PROMPT: Leave out the pictures, and retype only the lines from the beginning of the material through the line that contains "from matplotlib.ticker import", including both.

— Begin —

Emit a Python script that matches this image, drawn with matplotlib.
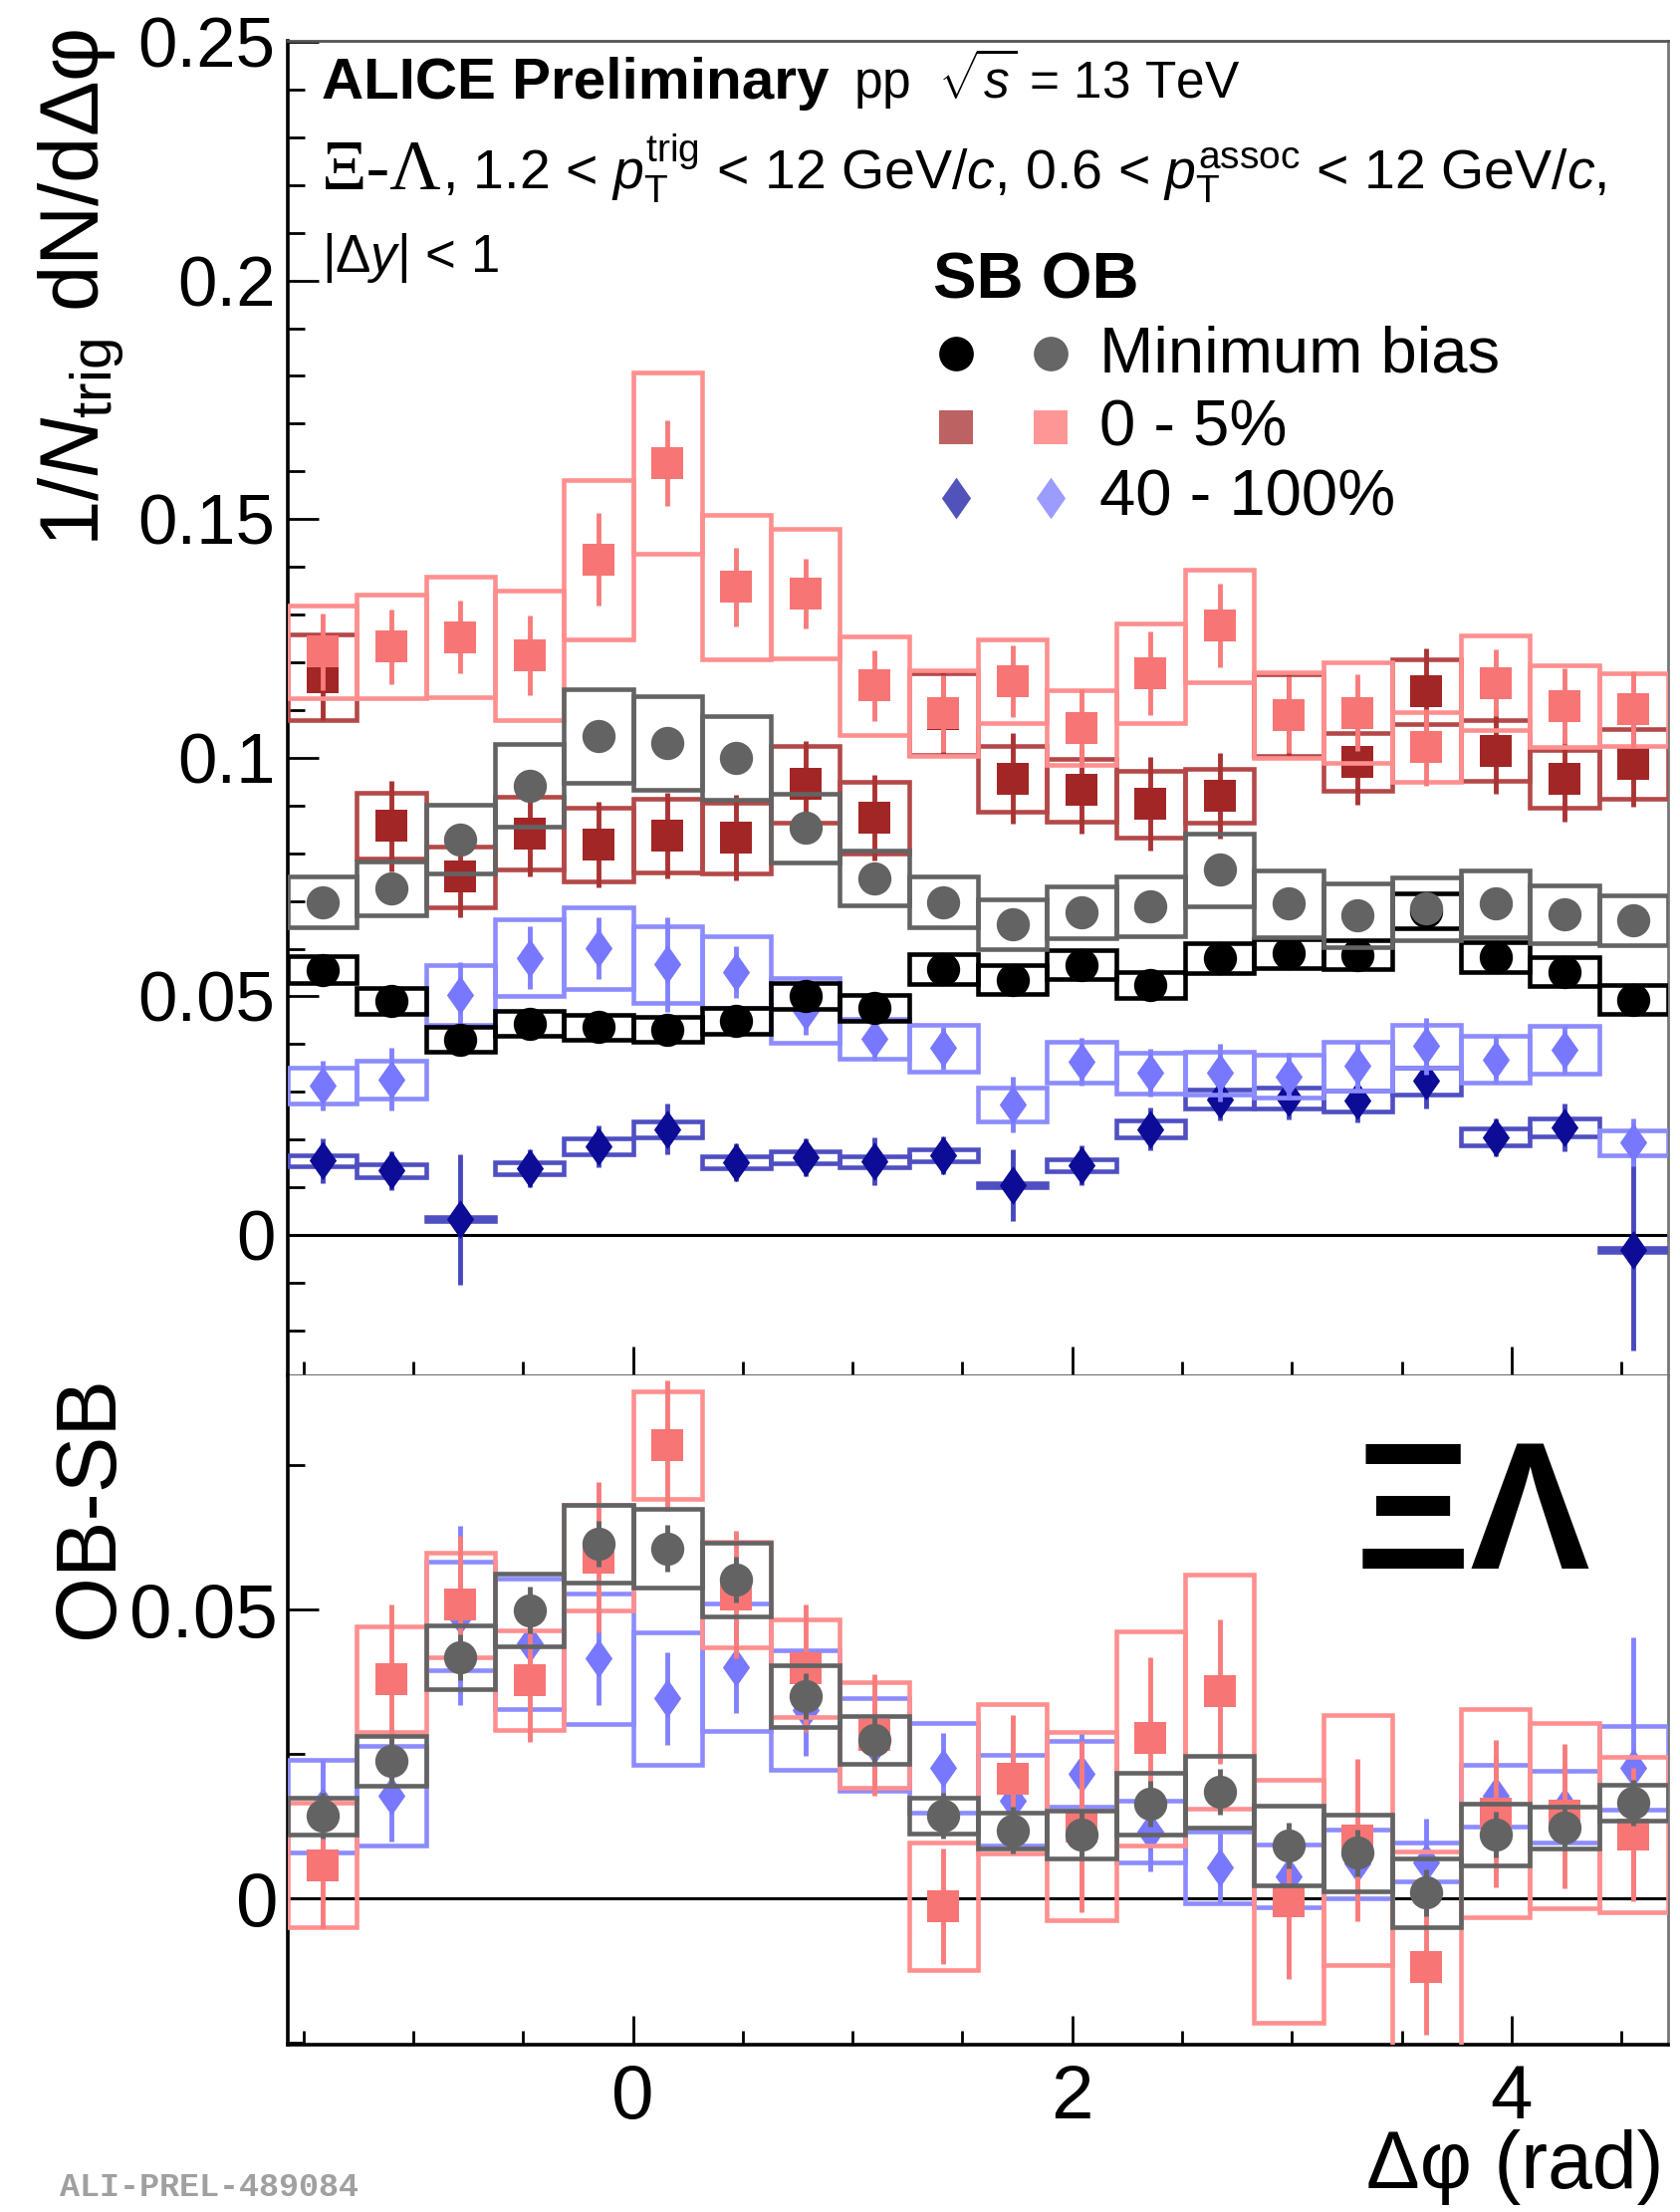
import numpy as np
import matplotlib
matplotlib.use("Agg")
import matplotlib.pyplot as plt
from matplotlib.lines import Line2D
from matplotlib.ticker import MultipleLocator, FuncFormatter

plt.rcParams["font.family"] = ["Liberation Sans", "DejaVu Sans"]
plt.rcParams["mathtext.fontset"] = "custom"
plt.rcParams["mathtext.rm"] = "Liberation Sans"
plt.rcParams["mathtext.it"] = "Liberation Sans:italic"
plt.rcParams["mathtext.bf"] = "Liberation Sans:bold"

# ---- per-trigger yields, 20 delta-phi bins over [-pi/2, 3pi/2] -------------
# minimum bias, same-baryon-number (SB) and opposite (OB) pairs
mb_sb      = [0.0556, 0.0490, 0.0410, 0.0443, 0.0436, 0.0431, 0.0448, 0.0501, 0.0476, 0.0557,
              0.0535, 0.0566, 0.0524, 0.0580, 0.0590, 0.0587, 0.0679, 0.0583, 0.0552, 0.0493]
mb_sb_stat = [0.0020] * 20
mb_sb_sys  = [0.0028, 0.0027, 0.0026, 0.0026, 0.0026, 0.0026, 0.0027, 0.0028, 0.0027, 0.0031,
              0.0030, 0.0030, 0.0028, 0.0031, 0.0030, 0.0030, 0.0036, 0.0031, 0.0031, 0.0030]
mb_ob      = [0.0698, 0.0727, 0.0829, 0.0942, 0.1046, 0.1030, 0.0999, 0.0853, 0.0748, 0.0698,
              0.0651, 0.0677, 0.0689, 0.0765, 0.0694, 0.0670, 0.0684, 0.0694, 0.0672, 0.0660]
mb_ob_stat = [0.0025] * 20
mb_ob_sys  = [0.0054, 0.0056, 0.0072, 0.0087, 0.0098, 0.0098, 0.0088, 0.0072, 0.0057, 0.0054,
              0.0052, 0.0054, 0.0063, 0.0076, 0.0069, 0.0066, 0.0066, 0.0069, 0.0060, 0.0052]

# 0-5 % multiplicity class
c05_sb      = [0.1169, 0.0857, 0.0751, 0.0842, 0.0818, 0.0837, 0.0832, 0.0945, 0.0874, 0.1091,
               0.0956, 0.0932, 0.0903, 0.0921, 0.1089, 0.0991, 0.1139, 0.1015, 0.0956, 0.0988]
c05_sb_stat = [0.0090, 0.0095, 0.0085, 0.0090, 0.0090, 0.0090, 0.0090, 0.0090, 0.0090, 0.0090,
               0.0095, 0.0090, 0.0098, 0.0090, 0.0090, 0.0090, 0.0090, 0.0090, 0.0090, 0.0090]
c05_sb_sys  = [0.0090, 0.0069, 0.0064, 0.0077, 0.0077, 0.0077, 0.0074, 0.0080, 0.0075, 0.0085,
               0.0069, 0.0065, 0.0070, 0.0056, 0.0085, 0.0060, 0.0068, 0.0064, 0.0060, 0.0073]
c05_ob      = [0.1222, 0.1233, 0.1253, 0.1215, 0.1415, 0.1617, 0.1358, 0.1344, 0.1151, 0.1093,
               0.1160, 0.1063, 0.1177, 0.1277, 0.1090, 0.1094, 0.1022, 0.1157, 0.1108, 0.1101]
c05_ob_stat = [0.0080, 0.0078, 0.0076, 0.0084, 0.0097, 0.0090, 0.0082, 0.0074, 0.0075, 0.0080,
               0.0075, 0.0080, 0.0087, 0.0087, 0.0080, 0.0080, 0.0080, 0.0070, 0.0080, 0.0080]
c05_ob_sys  = [0.0097, 0.0109, 0.0127, 0.0135, 0.0167, 0.0190, 0.0151, 0.0135, 0.0103, 0.0090,
               0.0087, 0.0078, 0.0104, 0.0118, 0.0090, 0.0105, 0.0073, 0.0099, 0.0085, 0.0076]

# 40-100 % multiplicity class
c40_sb      = [0.0156, 0.0135, 0.0033, 0.0140, 0.0186, 0.0222, 0.0153, 0.0163, 0.0154, 0.0167,
               0.0104, 0.0146, 0.0222, 0.0285, 0.0288, 0.0281, 0.0323, 0.0205, 0.0226, -0.0031]
c40_sb_stat = [0.0047, 0.0040, 0.0137, 0.0040, 0.0043, 0.0053, 0.0040, 0.0040, 0.0050, 0.0040,
               0.0075, 0.0042, 0.0045, 0.0045, 0.0045, 0.0045, 0.0058, 0.0040, 0.0050, 0.0210]
c40_sb_sys  = [0.0012, 0.0013, 0.0004, 0.0012, 0.0017, 0.0017, 0.0012, 0.0012, 0.0012, 0.0012,
               0.0004, 0.0012, 0.0018, 0.0020, 0.0022, 0.0022, 0.0028, 0.0018, 0.0019, 0.0004]
c40_ob      = [0.0313, 0.0326, 0.0503, 0.0581, 0.0601, 0.0567, 0.0551, 0.0470, 0.0411, 0.0392,
               0.0274, 0.0363, 0.0340, 0.0340, 0.0333, 0.0354, 0.0396, 0.0368, 0.0389, 0.0194]
c40_ob_stat = [0.0052, 0.0066, 0.0069, 0.0066, 0.0065, 0.0099, 0.0055, 0.0050, 0.0045, 0.0045,
               0.0059, 0.0050, 0.0050, 0.0060, 0.0050, 0.0050, 0.0060, 0.0050, 0.0050, 0.0050]
c40_ob_sys  = [0.0038, 0.0040, 0.0062, 0.0080, 0.0085, 0.0080, 0.0075, 0.0068, 0.0042, 0.0049,
               0.0035, 0.0043, 0.0043, 0.0045, 0.0045, 0.0052, 0.0045, 0.0049, 0.0050, 0.0026]

# OB - SB differences
mb_diff       = [0.0143, 0.0238, 0.0417, 0.0499, 0.0614, 0.0606, 0.0552, 0.0350, 0.0274, 0.0143,
                 0.0118, 0.0111, 0.0164, 0.0185, 0.0092, 0.0079, 0.0010, 0.0111, 0.0123, 0.0166]
mb_diff_stat  = [0.0040] * 20
mb_diff_sys   = [0.0032, 0.0043, 0.0055, 0.0063, 0.0067, 0.0068, 0.0064, 0.0054, 0.0041, 0.0031,
                 0.0031, 0.0041, 0.0053, 0.0062, 0.0069, 0.0066, 0.0060, 0.0053, 0.0036, 0.0031]
c05_diff      = [0.0058, 0.0379, 0.0508, 0.0377, 0.0590, 0.0784, 0.0526, 0.0398, 0.0283, -0.0014,
                 0.0207, 0.0125, 0.0277, 0.0358, -0.0005, 0.0101, -0.0119, 0.0147, 0.0143, 0.0111]
c05_diff_stat = [0.0110, 0.0129, 0.0120, 0.0106, 0.0130, 0.0113, 0.0110, 0.0110, 0.0105, 0.0100,
                 0.0110, 0.0148, 0.0140, 0.0125, 0.0134, 0.0141, 0.0117, 0.0127, 0.0125, 0.0115]
c05_diff_sys  = [0.0108, 0.0091, 0.0091, 0.0086, 0.0091, 0.0093, 0.0091, 0.0084, 0.0091, 0.0110,
                 0.0129, 0.0163, 0.0185, 0.0203, 0.0210, 0.0216, 0.0200, 0.0180, 0.0160, 0.0134]
c40_diff      = [0.0159, 0.0178, 0.0489, 0.0441, 0.0415, 0.0346, 0.0400, 0.0326, 0.0266, 0.0226,
                 0.0170, 0.0216, 0.0116, 0.0053, 0.0039, 0.0060, 0.0063, 0.0178, 0.0159, 0.0226]
c40_diff_stat = [0.0080, 0.0080, 0.0155, 0.0080, 0.0080, 0.0080, 0.0080, 0.0080, 0.0070, 0.0060,
                 0.0080, 0.0070, 0.0070, 0.0060, 0.0060, 0.0060, 0.0075, 0.0070, 0.0070, 0.0225]
c40_diff_sys  = [0.0080, 0.0086, 0.0094, 0.0113, 0.0113, 0.0115, 0.0110, 0.0103, 0.0080, 0.0077,
                 0.0079, 0.0057, 0.0053, 0.0062, 0.0055, 0.0060, 0.0034, 0.0053, 0.0062, 0.0072]

legend_labels = ["Minimum bias", "0 - 5%", "40 - 100%"]

# ---- styles -----------------------------------------------------------------
DIAMOND = [(0, 1), (0.7, 0), (0, -1), (-0.7, 0)]
STY = {
    "mb_sb":  dict(marker="o", mc="black",   box="black",   err="black",   ms=24),
    "mb_ob":  dict(marker="o", mc="#636363", box="#636363", err="#636363", ms=24),
    "c05_sb": dict(marker="s", mc="#A32626", box="#B44848", err="#AA3333", ms=23),
    "c05_ob": dict(marker="s", mc="#F77575", box="#FF8F8F", err="#F87C7C", ms=23),
    "c40_sb": dict(marker=DIAMOND, mc="#0C0C96", box="#4F4FC2", err="#4848BE", ms=28),
    "c40_ob": dict(marker=DIAMOND, mc="#7878FF", box="#8C8CFF", err="#8282FF", ms=28),
}

W, H = 1687, 2221
fig = plt.figure(figsize=(W / 100, H / 100), dpi=100)


def px_axes(l, t, r, b):
    return [l / W, 1 - b / H, (r - l) / W, (b - t) / H]


ax_top = fig.add_axes(px_axes(289, 41, 1675, 1381))
ax_bot = fig.add_axes(px_axes(289, 1381, 1675, 2053))

edges = np.linspace(-np.pi / 2, 1.5 * np.pi, 21)
centers = 0.5 * (edges[:-1] + edges[1:])
bw = edges[1] - edges[0]


def draw_series(ax, y, stat, sys, key, z):
    s = STY[key]
    y = np.asarray(y)
    sys = np.asarray(sys)
    ax.bar(centers, 2 * sys, width=bw, bottom=y - sys, fill=False,
           edgecolor=s["box"], linewidth=3.3, zorder=z)
    ax.errorbar(centers, y, yerr=stat, fmt="none", ecolor=s["err"],
                elinewidth=3.5, capsize=0, zorder=z + 0.1)
    ax.plot(centers, y, ls="none", marker=s["marker"], ms=s["ms"],
            mfc=s["mc"], mec=s["mc"], mew=0, zorder=z + 0.2)


# top panel: SB and OB yields
draw_series(ax_top, c40_sb, c40_sb_stat, c40_sb_sys, "c40_sb", 3)
draw_series(ax_top, c40_ob, c40_ob_stat, c40_ob_sys, "c40_ob", 4)
draw_series(ax_top, c05_sb, c05_sb_stat, c05_sb_sys, "c05_sb", 5)
draw_series(ax_top, c05_ob, c05_ob_stat, c05_ob_sys, "c05_ob", 6)
draw_series(ax_top, mb_sb, mb_sb_stat, mb_sb_sys, "mb_sb", 7)
draw_series(ax_top, mb_ob, mb_ob_stat, mb_ob_sys, "mb_ob", 8)

# bottom panel: OB - SB
draw_series(ax_bot, c40_diff, c40_diff_stat, c40_diff_sys, "c40_ob", 3)
draw_series(ax_bot, c05_diff, c05_diff_stat, c05_diff_sys, "c05_ob", 4)
draw_series(ax_bot, mb_diff, mb_diff_stat, mb_diff_sys, "mb_ob", 5)

fmt = FuncFormatter(lambda v, p: "0" if abs(v) < 1e-9 else f"{v:g}")
for ax in (ax_top, ax_bot):
    ax.axhline(0, color="black", lw=2.2, zorder=2)
    ax.set_xlim(edges[0], edges[-1])
    ax.xaxis.set_major_locator(MultipleLocator(2))
    ax.xaxis.set_minor_locator(MultipleLocator(0.5))
    ax.yaxis.set_major_formatter(fmt)
    ax.tick_params(which="both", direction="in", top=False, right=False,
                   color="black", width=2)
    ax.tick_params(axis="y", which="major", length=22)
    ax.tick_params(axis="y", which="minor", length=12)
    ax.tick_params(axis="x", which="major", length=21)
    ax.tick_params(axis="x", which="minor", length=10)
    ax.spines["left"].set_linewidth(2.6)
    ax.spines["right"].set_color("#777777")
    ax.spines["right"].set_linewidth(2)
    ax.spines["top"].set_color("#555555")
    ax.spines["top"].set_linewidth(2)

ax_top.set_ylim(-0.0294, 0.2502)
ax_top.yaxis.set_major_locator(MultipleLocator(0.05))
ax_top.yaxis.set_minor_locator(MultipleLocator(0.01))
ax_top.tick_params(axis="y", labelsize=51, pad=9)
ax_top.tick_params(axis="x", labelbottom=False)
ax_top.spines["bottom"].set_color("#555555")
ax_top.spines["bottom"].set_linewidth(2)

ax_bot.set_ylim(-0.0253, 0.0905)
ax_bot.yaxis.set_major_locator(MultipleLocator(0.05))
ax_bot.yaxis.set_minor_locator(MultipleLocator(0.025))
ax_bot.tick_params(axis="y", labelsize=55, pad=7)
ax_bot.tick_params(axis="x", labelsize=55, pad=14)
ax_bot.spines["top"].set_visible(False)
ax_bot.spines["bottom"].set_linewidth(2.6)


def ftext(x, y, s, **kw):
    return fig.text(x / W, 1 - y / H, s, **kw)


# axis titles
ftext(82, 28, r"1/$N_{\mathrm{trig}}$ dN/dΔφ", rotation=90, ha="center", va="top", fontsize=60)
ftext(91, 1381, "OB-SB", rotation=90, ha="center", va="top", fontsize=61)
ftext(1671, 2197, "Δφ (rad)", ha="right", va="baseline", fontsize=58)

# header lines
ftext(323, 99, "ALICE Preliminary", fontsize=42, fontweight="bold", va="baseline")
ftext(857, 99, r"pp  $\sqrt{s}$ = 13 TeV", fontsize=37, va="baseline")
ftext(323, 190, "Ξ-Λ", fontsize=51, family="Liberation Serif", va="baseline")
ftext(444, 190, r", 1.2 < $p_{\mathrm{T}}^{\mathrm{trig}}$ < 12 GeV/$c$, 0.6 < "
      r"$p_{\mathrm{T}}^{\mathrm{assoc}}$ < 12 GeV/$c$,", fontsize=40, va="baseline")
ftext(323, 273, r"|Δ$y$| < 1", fontsize=38, va="baseline")

# legend
ftext(937, 299, "SB OB", fontsize=47, fontweight="bold", va="baseline")
leg_rows = [355, 429, 500]
leg_sb = [("o", "black", 25), ("s", "#BD6262", 25), (DIAMOND, "#5252BB", 30)]
leg_ob = [("o", "#666666", 25), ("s", "#FF9696", 25), (DIAMOND, "#9C9CFF", 30)]
for yrow, lab, a, b in zip(leg_rows, legend_labels, leg_sb, leg_ob):
    for xcol, (m, c, ms) in ((960, a), (1055, b)):
        fig.add_artist(Line2D([xcol / W], [1 - yrow / H], transform=fig.transFigure,
                              ls="none", marker=m, ms=ms, mfc=c, mec=c, mew=0))
    ftext(1104, yrow + 18, lab, fontsize=47, va="baseline")

ftext(1361, 1575, "ΞΛ", fontsize=130, fontweight="bold", va="baseline")
ftext(60, 2205, "ALI-PREL-489084", fontsize=24, family="Liberation Mono",
      fontweight="bold", color="#A0A0A0", va="baseline")

fig.savefig("out.png", dpi=100)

— End —

SOLVED EXERCISE:
Emit a Python script that matches this image, drawn with matplotlib.
import numpy as np
import matplotlib
matplotlib.use("Agg")
import matplotlib.pyplot as plt
from matplotlib.lines import Line2D
from matplotlib.ticker import MultipleLocator, FuncFormatter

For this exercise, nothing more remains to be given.